The two World Wars gravely affected the activity of the Gubernial Hospital. Bombing left its buildings in ruins. It had to be rebuilt and re-equipped. Its name then became Republican Clinical Hospital. The institution eventually became the clinical base for the Chișinău Institute of Medicine. In 1961, the first successful heart surgery took place. By 1966, 10,000 patients had received medical care.

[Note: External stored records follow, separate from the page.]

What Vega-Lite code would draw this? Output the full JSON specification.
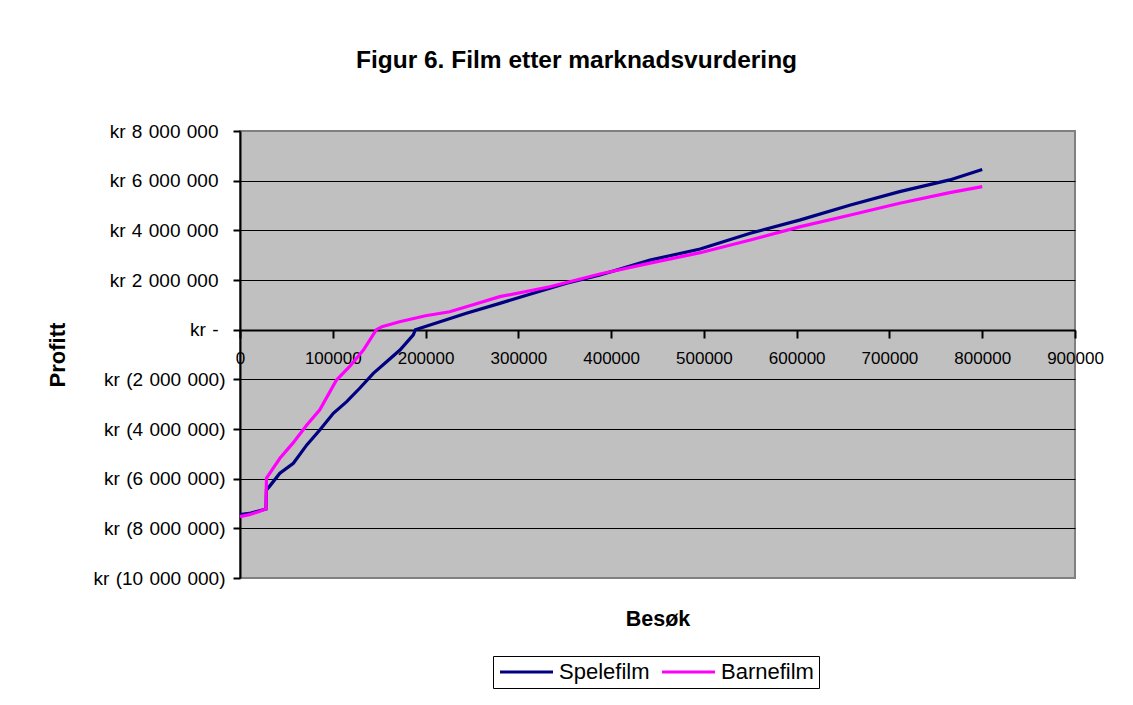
{
  "$schema": "https://vega.github.io/schema/vega-lite/v6.json",
  "width": 835,
  "height": 447,
  "autosize": {"type": "none"},
  "padding": {"left": 240, "top": 131, "right": 58, "bottom": 127},
  "background": "white",
  "title": {
    "text": "Figur 6. Film etter marknadsvurdering",
    "font": "Liberation Sans",
    "fontSize": 24.5,
    "fontWeight": "bold",
    "color": "black",
    "anchor": "middle",
    "dx": -81,
    "offset": 49
  },
  "data": {
    "values": [
      {"serie": "Spelefilm", "besok": 0, "profitt": -7450000},
      {"serie": "Spelefilm", "besok": 10000, "profitt": -7400000},
      {"serie": "Spelefilm", "besok": 20000, "profitt": -7300000},
      {"serie": "Spelefilm", "besok": 28000, "profitt": -7220000},
      {"serie": "Spelefilm", "besok": 28500, "profitt": -6450000},
      {"serie": "Spelefilm", "besok": 31600, "profitt": -6320000},
      {"serie": "Spelefilm", "besok": 43000, "profitt": -5780000},
      {"serie": "Spelefilm", "besok": 57500, "profitt": -5380000},
      {"serie": "Spelefilm", "besok": 72000, "profitt": -4640000},
      {"serie": "Spelefilm", "besok": 86000, "profitt": -4040000},
      {"serie": "Spelefilm", "besok": 100600, "profitt": -3370000},
      {"serie": "Spelefilm", "besok": 115000, "profitt": -2900000},
      {"serie": "Spelefilm", "besok": 129000, "profitt": -2360000},
      {"serie": "Spelefilm", "besok": 143700, "profitt": -1760000},
      {"serie": "Spelefilm", "besok": 158000, "profitt": -1290000},
      {"serie": "Spelefilm", "besok": 172400, "profitt": -820000},
      {"serie": "Spelefilm", "besok": 186800, "profitt": -210000},
      {"serie": "Spelefilm", "besok": 189000, "profitt": 0},
      {"serie": "Spelefilm", "besok": 204800, "profitt": 190000},
      {"serie": "Spelefilm", "besok": 244000, "profitt": 660000},
      {"serie": "Spelefilm", "besok": 280000, "profitt": 1060000},
      {"serie": "Spelefilm", "besok": 316000, "profitt": 1470000},
      {"serie": "Spelefilm", "besok": 352000, "profitt": 1870000},
      {"serie": "Spelefilm", "besok": 388000, "profitt": 2200000},
      {"serie": "Spelefilm", "besok": 424000, "profitt": 2600000},
      {"serie": "Spelefilm", "besok": 442000, "profitt": 2800000},
      {"serie": "Spelefilm", "besok": 496000, "profitt": 3250000},
      {"serie": "Spelefilm", "besok": 550000, "profitt": 3880000},
      {"serie": "Spelefilm", "besok": 604000, "profitt": 4420000},
      {"serie": "Spelefilm", "besok": 658000, "profitt": 5020000},
      {"serie": "Spelefilm", "besok": 711000, "profitt": 5560000},
      {"serie": "Spelefilm", "besok": 765000, "profitt": 6030000},
      {"serie": "Spelefilm", "besok": 800000, "profitt": 6450000},
      {"serie": "Barnefilm", "besok": 0, "profitt": -7530000},
      {"serie": "Barnefilm", "besok": 10000, "profitt": -7450000},
      {"serie": "Barnefilm", "besok": 20000, "profitt": -7330000},
      {"serie": "Barnefilm", "besok": 28000, "profitt": -7220000},
      {"serie": "Barnefilm", "besok": 28500, "profitt": -5980000},
      {"serie": "Barnefilm", "besok": 43000, "profitt": -5180000},
      {"serie": "Barnefilm", "besok": 57000, "profitt": -4570000},
      {"serie": "Barnefilm", "besok": 72000, "profitt": -3840000},
      {"serie": "Barnefilm", "besok": 86000, "profitt": -3230000},
      {"serie": "Barnefilm", "besok": 104000, "profitt": -2030000},
      {"serie": "Barnefilm", "besok": 118000, "profitt": -1490000},
      {"serie": "Barnefilm", "besok": 133000, "profitt": -820000},
      {"serie": "Barnefilm", "besok": 147000, "profitt": 0},
      {"serie": "Barnefilm", "besok": 153000, "profitt": 120000},
      {"serie": "Barnefilm", "besok": 172000, "profitt": 320000},
      {"serie": "Barnefilm", "besok": 200000, "profitt": 560000},
      {"serie": "Barnefilm", "besok": 226000, "profitt": 720000},
      {"serie": "Barnefilm", "besok": 253000, "profitt": 1020000},
      {"serie": "Barnefilm", "besok": 280000, "profitt": 1330000},
      {"serie": "Barnefilm", "besok": 334000, "profitt": 1730000},
      {"serie": "Barnefilm", "besok": 388000, "profitt": 2240000},
      {"serie": "Barnefilm", "besok": 442000, "profitt": 2680000},
      {"serie": "Barnefilm", "besok": 496000, "profitt": 3100000},
      {"serie": "Barnefilm", "besok": 550000, "profitt": 3610000},
      {"serie": "Barnefilm", "besok": 604000, "profitt": 4150000},
      {"serie": "Barnefilm", "besok": 658000, "profitt": 4620000},
      {"serie": "Barnefilm", "besok": 711000, "profitt": 5090000},
      {"serie": "Barnefilm", "besok": 765000, "profitt": 5520000},
      {"serie": "Barnefilm", "besok": 800000, "profitt": 5760000}
    ]
  },
  "mark": {"type": "line", "strokeWidth": 3.2},
  "encoding": {
    "x": {
      "field": "besok",
      "type": "quantitative",
      "scale": {"domain": [0, 900000], "nice": false, "zero": false},
      "axis": {
        "title": "Besøk",
        "values": [0, 100000, 200000, 300000, 400000, 500000, 600000, 700000, 800000, 900000],
        "format": "d",
        "offset": -248,
        "grid": false,
        "domainColor": "black",
        "domainWidth": 2,
        "tickColor": "black",
        "tickWidth": 2,
        "tickSize": 8,
        "labelFont": "Liberation Sans",
        "labelFontSize": 17,
        "labelColor": "black",
        "labelPadding": 12,
        "labelFlush": false,
        "labelOverlap": false,
        "titleFont": "Liberation Sans",
        "titleFontSize": 21.5,
        "titleFontWeight": "bold",
        "titleColor": "black",
        "titleX": 417.5,
        "titleY": 295,
        "titleBaseline": "alphabetic",
        "titleAlign": "center"
      }
    },
    "y": {
      "field": "profitt",
      "type": "quantitative",
      "scale": {"domain": [-10000000, 8000000], "nice": false, "zero": false},
      "axis": {
        "title": "Profitt",
        "values": [-10000000, -8000000, -6000000, -4000000, -2000000, 0, 2000000, 4000000, 6000000, 8000000],
        "labelExpr": "datum.value == 0 ? 'kr\u2004-' : (datum.value < 0 ? 'kr\u2004(' + replace(replace(format(-datum.value, ','), ',', '\u2004'), ',', '\u2004') + ')' : 'kr\u2004' + replace(replace(format(datum.value, ','), ',', '\u2004'), ',', '\u2004'))",
        "grid": true,
        "gridColor": {"condition": {"test": "datum.value == 8000000 || datum.value == -10000000", "value": "#808080"}, "value": "black"},
        "gridWidth": 1,
        "domainColor": "black",
        "domainWidth": 2,
        "tickColor": "black",
        "tickWidth": 2,
        "tickSize": 7,
        "labelPadding": {"condition": {"test": "datum.value >= 0", "value": 15}, "value": 8},
        "labelFont": "Liberation Sans",
        "labelFontSize": 19,
        "labelColor": "black",
        "labelOverlap": false,
        "titleFont": "Liberation Sans",
        "titleFontSize": 22,
        "titleFontWeight": "bold",
        "titleColor": "black",
        "titleAngle": -90,
        "titleX": -176,
        "titleY": 223.5,
        "titleBaseline": "alphabetic",
        "titleAlign": "center"
      }
    },
    "color": {
      "field": "serie",
      "type": "nominal",
      "scale": {"domain": ["Spelefilm", "Barnefilm"], "range": ["#000080", "#FF00FF"]},
      "legend": {
        "title": null,
        "orient": "none",
        "legendX": 253,
        "legendY": 525,
        "direction": "horizontal",
        "symbolType": "stroke",
        "symbolSize": 2809,
        "symbolStrokeWidth": 3.2,
        "clipHeight": 22,
        "labelFont": "Liberation Sans",
        "labelFontSize": 22,
        "labelColor": "black",
        "strokeColor": "black",
        "fillColor": "white",
        "padding": 5,
        "columnPadding": 10,
        "labelOffset": 4
      }
    }
  },
  "config": {
    "view": {"fill": "#C0C0C0", "stroke": "#808080", "strokeWidth": 2}
  }
}
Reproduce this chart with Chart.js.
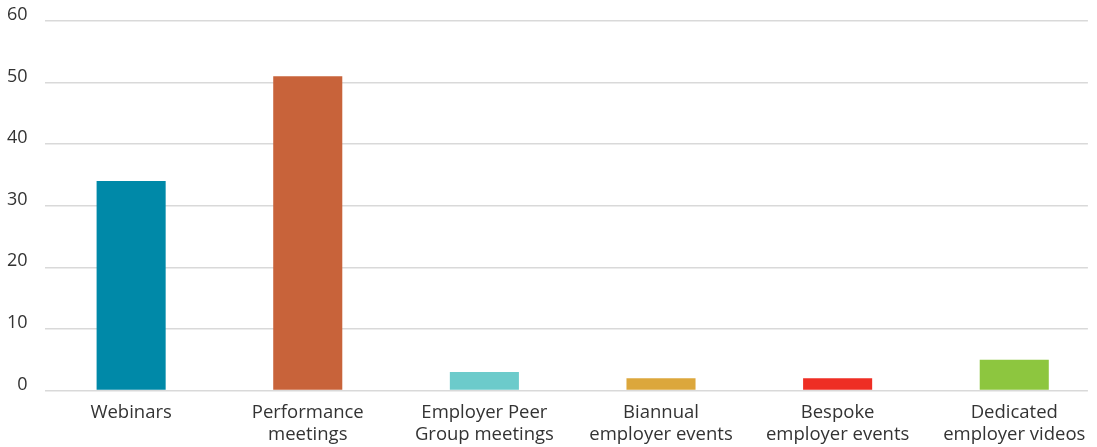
<!DOCTYPE html>
<html>
<head>
<meta charset="utf-8">
<script src="https://cdn.jsdelivr.net/npm/chart.js@4/dist/chart.umd.min.js"></script>
<style>
  html, body { margin: 0; padding: 0; background: #ffffff; }
  #wrap { width: 1097px; height: 447px; position: relative; overflow: hidden; }
  #inner { position: absolute; left: 0; top: -7px; width: 1097px; height: 456px; }
</style>
</head>
<body>
<div id="wrap"><div id="inner"><canvas id="chart"></canvas></div></div>
<script>
// Categories (multi-line labels) and their values
const categories = [
  ["Webinars"],
  ["Performance", "meetings"],
  ["Employer Peer", "Group meetings"],
  ["Biannual", "employer events"],
  ["Bespoke", "employer events"],
  ["Dedicated", "employer videos"]
];
const values = [34, 51, 3, 2, 2, 5];
const barColors = ["#0089a8", "#c8633a", "#6ccbcb", "#dca73c", "#ee2e24", "#8dc63f"];
const yTicks = [0, 10, 20, 30, 40, 50, 60];

// Category slots run slightly past the right end of the grid lines
const xMin = -0.49;
const xMax = 5.417;

new Chart(document.getElementById("chart"), {
  type: "bar",
  data: {
    datasets: [{
      data: values.map((v, i) => ({ x: i, y: v })),
      backgroundColor: barColors,
      borderWidth: 0,
      barPercentage: 0.391,
      categoryPercentage: 1.0
    }]
  },
  options: {
    responsive: true,
    maintainAspectRatio: false,
    animation: false,
    layout: { padding: { top: -7, right: 9, left: -10, bottom: -8 } },
    plugins: { legend: { display: false }, tooltip: { enabled: false } },
    scales: {
      x: {
        type: "linear",
        offset: false,
        min: xMin,
        max: xMax,
        afterBuildTicks: (axis) => { axis.ticks = categories.map((c, i) => ({ value: i })); },
        grid: { display: false, drawTicks: false, offset: false },
        border: { display: false },
        ticks: {
          color: "#333333",
          font: { family: "'Open Sans', sans-serif", size: 18.5, lineHeight: 1.2 },
          padding: 11,
          maxRotation: 0,
          autoSkip: false,
          callback: (value) => categories[value]
        }
      },
      y: {
        min: yTicks[0],
        max: yTicks[yTicks.length - 1],
        afterBuildTicks: (axis) => { axis.ticks = yTicks.map(v => ({ value: v })); },
        grid: { color: "#d9d9d9", lineWidth: 1.5, drawTicks: false },
        border: { display: false },
        ticks: {
          color: "#333333",
          font: { family: "'Open Sans', sans-serif", size: 18 },
          padding: 17,
          labelOffset: -6
        }
      }
    }
  }
});
</script>
</body>
</html>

In 1967, when the hospital was celebrating its 150th anniversary, it had 10 units for stationary treatment, a consulting polyclinic for the inhabitants of rural areas, an AVIASAN (sanitary aviation) department and numerous labs and diagnostic rooms, fitted with modern equipment. Units included anaesthesiology, endocrinology, cardiothoracic and maxillofacial surgery. The artificial kidney unit opened there and was among the first in the Soviet Union. Clinical methods included laparoscopy, splenetic petrography, phlebography, electro-chemigraphy and others. Extracorporeal dialysis and cardiac defibrillation were applied, new methods of anaesthesia were added and the laboratory of nuclear medicine was created. In 1977 the RCH moved to new premises. This facility permitted a significant rise in quality and efficiency, and helped to improve and diversify the diagnostic methods and activity of labs and specialized units. Over 200 new diagnostics and treatments were implemented.

== Staff ==
Between 1966 and 1996, 50 medical doctors were awarded PhDs in medicine, while 5 earned a M.D. degree. These specialists took part in international congresses, symposia and conferences.

During the first period of transition to a free market economy, the hospital faced a difficult situation, which improved with the 2004 implementation of medical insurance.

== Operation ==
The hospital operates on the basis of a contract with the National Company for Medical Insurance (NCMI), which provides regular financing. The contract protects drug supply, provides modern medical equipment, new medical services and treatment methods.

Rural inhabitants represent more than 85% of the patients.

The Timofei Moșneaga Republican Clinical Hospital now has 772 beds and 22 units, cared for by 1800 qualified specialists. It is the clinical base of 15 departments of the Nicolae Testemițanu State University of Medicine and Pharmacy and of its training program.

== Directors ==
- Nicolae Testemițanu (1955–1958)
- Iulian Kaspersky (1958–1960)
- Timofei Moșneaga (1960–1994; 1997–2003)
- Dumitru Doneț (acting) (1994–1997)
- Mihai Ouș (2003–2010)
- Andrei Usatîi (2010–2011)
- Serghei Popa (acting) (2011–2015)
- Anatol Ciubotaru (2015–2020)
- Andrei Uncuța (2020–2026)
- Andrei Galescu (acting) (2026–present)

== Awards ==
- Order of the Republic (26 December 2017) – "In appreciation of the outstanding merits in the development of healthcare, for the professionalism shown by medical personnel in the implementation of advanced diagnostic and treatment methods and for the substantial contribution to the training of highly qualified specialists."